The public can hope for increased night visibility starting in 2019
Klara Woldenga, Humour Editor
After billions of years, the universe has finally responded to complaints filed about the lack of visibility at night on Earth. Roughly 15,000 complaints have been issued towards the universe requesting more visibility after the sun sets. The universe has responded by stating they will add more stars in the sky to increase the amount of light during the hours between sunset and sunrise.
Frank Almend, a local Vancouver policeman, was one of the citizens of Earth who filed a complaint form years ago.
“A lot goes on at night,” stated Almend. “We have electricity to light our areas, but lightbulbs eventually burn out. Stars, as far as I know, do not.”
“I’m just glad they’re finally doing something about it,” stated concerned mother and wife, Martha Jakenson, who also filed a complaint. “I don’t like to think about my son wandering around at night and not being able to see without the aid of expensive, complicated technology.”

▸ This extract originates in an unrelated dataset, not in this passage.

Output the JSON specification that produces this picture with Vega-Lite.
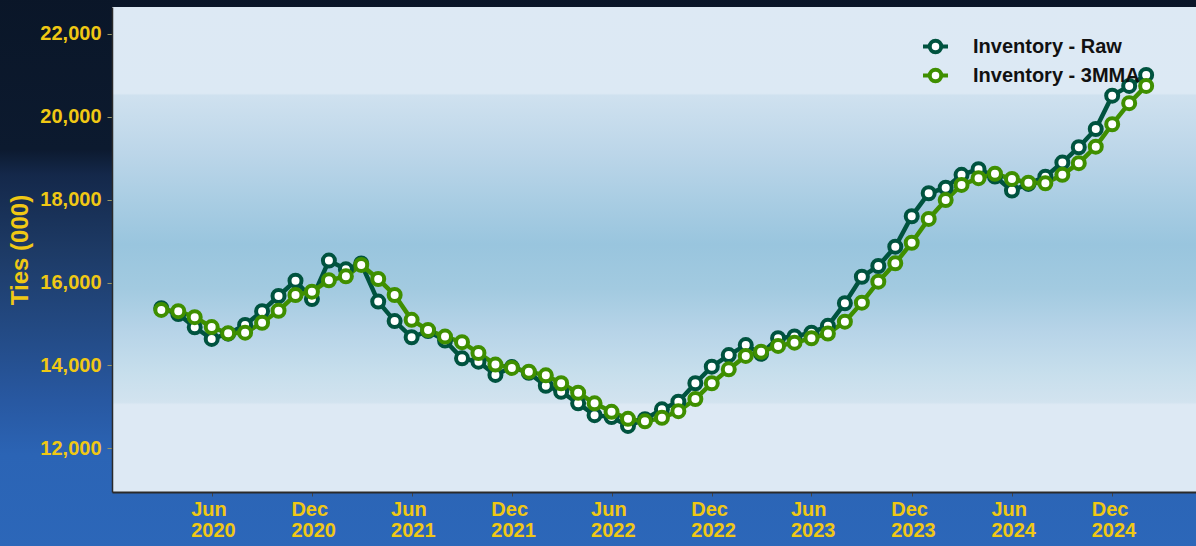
{
  "$schema": "https://vega.github.io/schema/vega-lite/v6.json",
  "width": 1084,
  "height": 485,
  "autosize": {"type": "none"},
  "padding": {"left": 112, "top": 7, "right": 0, "bottom": 54},
  "background": "#2c67b9",
  "config": {"view": {"stroke": null}, "font": "Liberation Sans"},
  "data": {
    "values": [
      {"date": "2020-03-01", "Inventory - Raw": 15380, "Inventory - 3MMA": 15340},
      {"date": "2020-04-01", "Inventory - Raw": 15240, "Inventory - 3MMA": 15310},
      {"date": "2020-05-01", "Inventory - Raw": 14920, "Inventory - 3MMA": 15165},
      {"date": "2020-06-01", "Inventory - Raw": 14640, "Inventory - 3MMA": 14925},
      {"date": "2020-07-01", "Inventory - Raw": 14765, "Inventory - 3MMA": 14775},
      {"date": "2020-08-01", "Inventory - Raw": 14975, "Inventory - 3MMA": 14790},
      {"date": "2020-09-01", "Inventory - Raw": 15310, "Inventory - 3MMA": 15030},
      {"date": "2020-10-01", "Inventory - Raw": 15675, "Inventory - 3MMA": 15320},
      {"date": "2020-11-01", "Inventory - Raw": 16045, "Inventory - 3MMA": 15700},
      {"date": "2020-12-01", "Inventory - Raw": 15600, "Inventory - 3MMA": 15780},
      {"date": "2021-01-01", "Inventory - Raw": 16530, "Inventory - 3MMA": 16055},
      {"date": "2021-02-01", "Inventory - Raw": 16320, "Inventory - 3MMA": 16150},
      {"date": "2021-03-01", "Inventory - Raw": 16460, "Inventory - 3MMA": 16425},
      {"date": "2021-04-01", "Inventory - Raw": 15540, "Inventory - 3MMA": 16085},
      {"date": "2021-05-01", "Inventory - Raw": 15070, "Inventory - 3MMA": 15700},
      {"date": "2021-06-01", "Inventory - Raw": 14680, "Inventory - 3MMA": 15100},
      {"date": "2021-07-01", "Inventory - Raw": 14830, "Inventory - 3MMA": 14855},
      {"date": "2021-08-01", "Inventory - Raw": 14600, "Inventory - 3MMA": 14695},
      {"date": "2021-09-01", "Inventory - Raw": 14170, "Inventory - 3MMA": 14560},
      {"date": "2021-10-01", "Inventory - Raw": 14090, "Inventory - 3MMA": 14300},
      {"date": "2021-11-01", "Inventory - Raw": 13770, "Inventory - 3MMA": 14020},
      {"date": "2021-12-01", "Inventory - Raw": 13960, "Inventory - 3MMA": 13940},
      {"date": "2022-01-01", "Inventory - Raw": 13820, "Inventory - 3MMA": 13850},
      {"date": "2022-02-01", "Inventory - Raw": 13510, "Inventory - 3MMA": 13760},
      {"date": "2022-03-01", "Inventory - Raw": 13365, "Inventory - 3MMA": 13570},
      {"date": "2022-04-01", "Inventory - Raw": 13085, "Inventory - 3MMA": 13340},
      {"date": "2022-05-01", "Inventory - Raw": 12800, "Inventory - 3MMA": 13085},
      {"date": "2022-06-01", "Inventory - Raw": 12755, "Inventory - 3MMA": 12880},
      {"date": "2022-07-01", "Inventory - Raw": 12540, "Inventory - 3MMA": 12710},
      {"date": "2022-08-01", "Inventory - Raw": 12700, "Inventory - 3MMA": 12650},
      {"date": "2022-09-01", "Inventory - Raw": 12940, "Inventory - 3MMA": 12735},
      {"date": "2022-10-01", "Inventory - Raw": 13125, "Inventory - 3MMA": 12895},
      {"date": "2022-11-01", "Inventory - Raw": 13570, "Inventory - 3MMA": 13190},
      {"date": "2022-12-01", "Inventory - Raw": 13970, "Inventory - 3MMA": 13570},
      {"date": "2023-01-01", "Inventory - Raw": 14250, "Inventory - 3MMA": 13905},
      {"date": "2023-02-01", "Inventory - Raw": 14490, "Inventory - 3MMA": 14230},
      {"date": "2023-03-01", "Inventory - Raw": 14280, "Inventory - 3MMA": 14330},
      {"date": "2023-04-01", "Inventory - Raw": 14655, "Inventory - 3MMA": 14470},
      {"date": "2023-05-01", "Inventory - Raw": 14700, "Inventory - 3MMA": 14550},
      {"date": "2023-06-01", "Inventory - Raw": 14790, "Inventory - 3MMA": 14655},
      {"date": "2023-07-01", "Inventory - Raw": 14955, "Inventory - 3MMA": 14770},
      {"date": "2023-08-01", "Inventory - Raw": 15500, "Inventory - 3MMA": 15055},
      {"date": "2023-09-01", "Inventory - Raw": 16140, "Inventory - 3MMA": 15515},
      {"date": "2023-10-01", "Inventory - Raw": 16400, "Inventory - 3MMA": 16020},
      {"date": "2023-11-01", "Inventory - Raw": 16865, "Inventory - 3MMA": 16465},
      {"date": "2023-12-01", "Inventory - Raw": 17600, "Inventory - 3MMA": 16960},
      {"date": "2024-01-01", "Inventory - Raw": 18155, "Inventory - 3MMA": 17535},
      {"date": "2024-02-01", "Inventory - Raw": 18290, "Inventory - 3MMA": 17990},
      {"date": "2024-03-01", "Inventory - Raw": 18600, "Inventory - 3MMA": 18355},
      {"date": "2024-04-01", "Inventory - Raw": 18735, "Inventory - 3MMA": 18520},
      {"date": "2024-05-01", "Inventory - Raw": 18560, "Inventory - 3MMA": 18625},
      {"date": "2024-06-01", "Inventory - Raw": 18220, "Inventory - 3MMA": 18500},
      {"date": "2024-07-01", "Inventory - Raw": 18380, "Inventory - 3MMA": 18410},
      {"date": "2024-08-01", "Inventory - Raw": 18555, "Inventory - 3MMA": 18395},
      {"date": "2024-09-01", "Inventory - Raw": 18895, "Inventory - 3MMA": 18600},
      {"date": "2024-10-01", "Inventory - Raw": 19265, "Inventory - 3MMA": 18880},
      {"date": "2024-11-01", "Inventory - Raw": 19705, "Inventory - 3MMA": 19280},
      {"date": "2024-12-01", "Inventory - Raw": 20510, "Inventory - 3MMA": 19820},
      {"date": "2025-01-01", "Inventory - Raw": 20745, "Inventory - 3MMA": 20330},
      {"date": "2025-02-01", "Inventory - Raw": 21010, "Inventory - 3MMA": 20745}
    ]
  },
  "layer": [
    {
      "data": {"values": [{}]},
      "mark": {
        "type": "rect",
        "fill": {
          "gradient": "linear", "x1": 0, "y1": 0, "x2": 0, "y2": 1,
          "stops": [
            {"offset": 0, "color": "#0a1628"},
            {"offset": 0.28, "color": "#0c1a2f"},
            {"offset": 0.326, "color": "#14284a"},
            {"offset": 0.46, "color": "#1d3a65"},
            {"offset": 0.603, "color": "#234a84"},
            {"offset": 0.728, "color": "#2858a1"},
            {"offset": 0.827, "color": "#2b64b5"},
            {"offset": 1, "color": "#2c67b9"}
          ]
        }
      },
      "encoding": {
        "x": {"datum": {"year": 2019, "month": 4, "date": 1, "utc": true}, "type": "temporal",
              "scale": {"type": "utc", "nice": false, "domain": [{"year": 2019, "month": 12, "date": 2, "utc": true}, {"year": 2025, "month": 5, "date": 3, "utc": true}]},
              "axis": {
                "title": null,
                "values": [
                  {"year": 2020, "month": 6, "date": 1, "utc": true},
                  {"year": 2020, "month": 12, "date": 1, "utc": true},
                  {"year": 2021, "month": 6, "date": 1, "utc": true},
                  {"year": 2021, "month": 12, "date": 1, "utc": true},
                  {"year": 2022, "month": 6, "date": 1, "utc": true},
                  {"year": 2022, "month": 12, "date": 1, "utc": true},
                  {"year": 2023, "month": 6, "date": 1, "utc": true},
                  {"year": 2023, "month": 12, "date": 1, "utc": true},
                  {"year": 2024, "month": 6, "date": 1, "utc": true},
                  {"year": 2024, "month": 12, "date": 1, "utc": true}
                ],
                "labelExpr": "[utcFormat(datum.value, '%b'), utcFormat(datum.value, '%Y')]",
                "labelFont": "Liberation Sans",
                "labelFontWeight": "bold",
                "labelFontSize": 20,
                "labelColor": "#F0C814",
                "labelAlign": "left",
                "labelOffset": -21,
                "labelPadding": 3,
                "labelLineHeight": 21,
                "labelBaseline": "top",
                "labelOverlap": false,
                "labelFlush": false,
                "labelBound": false,
                "tickColor": "#444444",
                "tickSize": 4,
                "domainColor": "#2a2a2a",
                "domainWidth": 2,
                "grid": false,
                "zindex": 2
              }},
        "x2": {"datum": {"year": 2025, "month": 7, "date": 1, "utc": true}},
        "y": {"datum": 23000, "type": "quantitative", "scale": {"domain": [10945, 22650], "nice": false, "zero": false},
              "axis": {
                "title": "Ties (000)",
                "values": [12000, 14000, 16000, 18000, 20000, 22000],
                "labelExpr": "format(datum.value, ',.0f')",
                "labelFont": "Liberation Sans",
                "labelFontWeight": "bold",
                "labelFontSize": 20,
                "labelColor": "#F0C814",
                "labelPadding": 6,
                "tickColor": "#999966",
                "tickSize": 5,
                "domainColor": "#2a2a2a",
                "domainWidth": 1.5,
                "grid": false,
                "titleFont": "Liberation Sans",
                "titleFontWeight": "bold",
                "titleFontSize": 24,
                "titleColor": "#F0C814",
                "titlePadding": 7,
                "zindex": 2
              }},
        "y2": {"datum": 9500}
      }
    },
    {
      "data": {"values": [{}]},
      "mark": {
        "type": "rect",
        "fill": {
          "gradient": "linear", "x1": 0, "y1": 0, "x2": 0, "y2": 1,
          "stops": [
            {"offset": 0, "color": "#dde9f4"},
            {"offset": 0.178, "color": "#dce9f4"},
            {"offset": 0.182, "color": "#cfe1ef"},
            {"offset": 0.30, "color": "#bcd6e9"},
            {"offset": 0.40, "color": "#a9cde3"},
            {"offset": 0.49, "color": "#99c5de"},
            {"offset": 0.58, "color": "#a2cae0"},
            {"offset": 0.67, "color": "#b7d4e8"},
            {"offset": 0.75, "color": "#c6deec"},
            {"offset": 0.815, "color": "#d2e3ef"},
            {"offset": 0.82, "color": "#dde9f4"},
            {"offset": 1, "color": "#dde9f4"}
          ]
        }
      },
      "encoding": {
        "x": {"datum": {"year": 2019, "month": 12, "date": 2, "utc": true}, "type": "temporal",
              "scale": {"type": "utc", "nice": false, "domain": [{"year": 2019, "month": 12, "date": 2, "utc": true}, {"year": 2025, "month": 5, "date": 3, "utc": true}]}},
        "x2": {"datum": {"year": 2025, "month": 5, "date": 3, "utc": true}},
        "y": {"datum": 22650, "type": "quantitative", "scale": {"domain": [10945, 22650], "nice": false, "zero": false}},
        "y2": {"datum": 10945}
      }
    },
    {
      "transform": [{"fold": ["Inventory - Raw", "Inventory - 3MMA"], "as": ["series", "value"]}],
      "mark": {"type": "line", "strokeWidth": 4.5},
      "encoding": {
        "x": {"field": "date", "type": "temporal",
              "scale": {"type": "utc", "nice": false, "domain": [{"year": 2019, "month": 12, "date": 2, "utc": true}, {"year": 2025, "month": 5, "date": 3, "utc": true}]}},
        "y": {"field": "value", "type": "quantitative",
              "scale": {"domain": [10945, 22650], "nice": false, "zero": false}},
        "color": {"field": "series", "type": "nominal",
                  "scale": {"domain": ["Inventory - Raw", "Inventory - 3MMA"], "range": ["#00533f", "#3f8f00"]},
                  "legend": {
                    "orient": "none", "legendX": 809, "legendY": 25, "title": null,
                    "labelFont": "Liberation Sans", "labelFontWeight": "bold", "labelFontSize": 20, "labelColor": "#111111", "labelLimit": 400,
                    "symbolType": "M-1,0L-0.46,0M0.46,0L1,0M-0.46,0A0.46,0.46,0,1,1,0.46,0A0.46,0.46,0,1,1,-0.46,0Z",
                    "symbolSize": 625, "symbolStrokeWidth": 4, "labelOffset": 23, "rowPadding": 0, "padding": 0,
                    "encode": {"symbols": {"update": {"fill": {"value": "white"}, "opacity": {"value": 1}}}}
                  }}
      }
    },
    {
      "transform": [{"fold": ["Inventory - Raw", "Inventory - 3MMA"], "as": ["series", "value"]}],
      "mark": {"type": "point", "filled": false, "fill": "white", "size": 144, "strokeWidth": 4, "opacity": 1},
      "encoding": {
        "x": {"field": "date", "type": "temporal",
              "scale": {"type": "utc", "nice": false, "domain": [{"year": 2019, "month": 12, "date": 2, "utc": true}, {"year": 2025, "month": 5, "date": 3, "utc": true}]}},
        "y": {"field": "value", "type": "quantitative",
              "scale": {"domain": [10945, 22650], "nice": false, "zero": false}},
        "color": {"field": "series", "type": "nominal",
                  "scale": {"domain": ["Inventory - Raw", "Inventory - 3MMA"], "range": ["#00533f", "#3f8f00"]},
                  "legend": {
                    "orient": "none", "legendX": 809, "legendY": 25, "title": null,
                    "labelFont": "Liberation Sans", "labelFontWeight": "bold", "labelFontSize": 20, "labelColor": "#111111", "labelLimit": 400,
                    "symbolType": "M-1,0L-0.46,0M0.46,0L1,0M-0.46,0A0.46,0.46,0,1,1,0.46,0A0.46,0.46,0,1,1,-0.46,0Z",
                    "symbolSize": 625, "symbolStrokeWidth": 4, "labelOffset": 23, "rowPadding": 0, "padding": 0,
                    "encode": {"symbols": {"update": {"fill": {"value": "white"}, "opacity": {"value": 1}}}}
                  }},
        "order": {"field": "series", "sort": "descending"}
      }
    }
  ]
}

“Frankly, I don’t know why they didn’t do it sooner,” states James Maron, local truck driver. “Does the universe even know how much hydro costs in this city? But, better late than never, I suppose.”
The universe announced that, starting in 2019, there will be the added light of 2.5 trillion stars, which will give roughly the visibility equivalent of the sun on a cloudy day. The universe has issued an apology on the lateness of its response, stating that their tardiness was due to a few issues, one of them being administrative.
“Our front desk guy was out for a few billion years,” stated the universe. “You know how it is, being a huge, ominous being, things just get away from you sometimes.”
Many scientists have responded with outrage about the decision, along with concerns for whether this increase of light will disturb normal animal migration patterns or crop growing cycles. The universe responded, stating that “Animals don’t care, they’re animals. They can handle it. If they have a problem with the light, I’m sure they’ve heard of sleep masks. As for the crops, have you ever heard a vegetable complain? I’m sure we’re fine.” Unfortunately, this has not quelled the scientists’ concerns.
“How on earth do they think this is a good idea?” stated Kelly Ridder, head of the agricultural department at UBC. “They are going to disturb the entire natural cycle of the earth just because people don’t want to buy flashlights, or drain the batteries on their phones.”
The universe responded to these concerns, stating that it was older than all the scientists put together, so it believes it has enough experience to make this important, crowd-fuelled decision.
“I’ve been around the block a few times; before the concept of blocks even existed,” it stated. “I think I know what I’m doing.”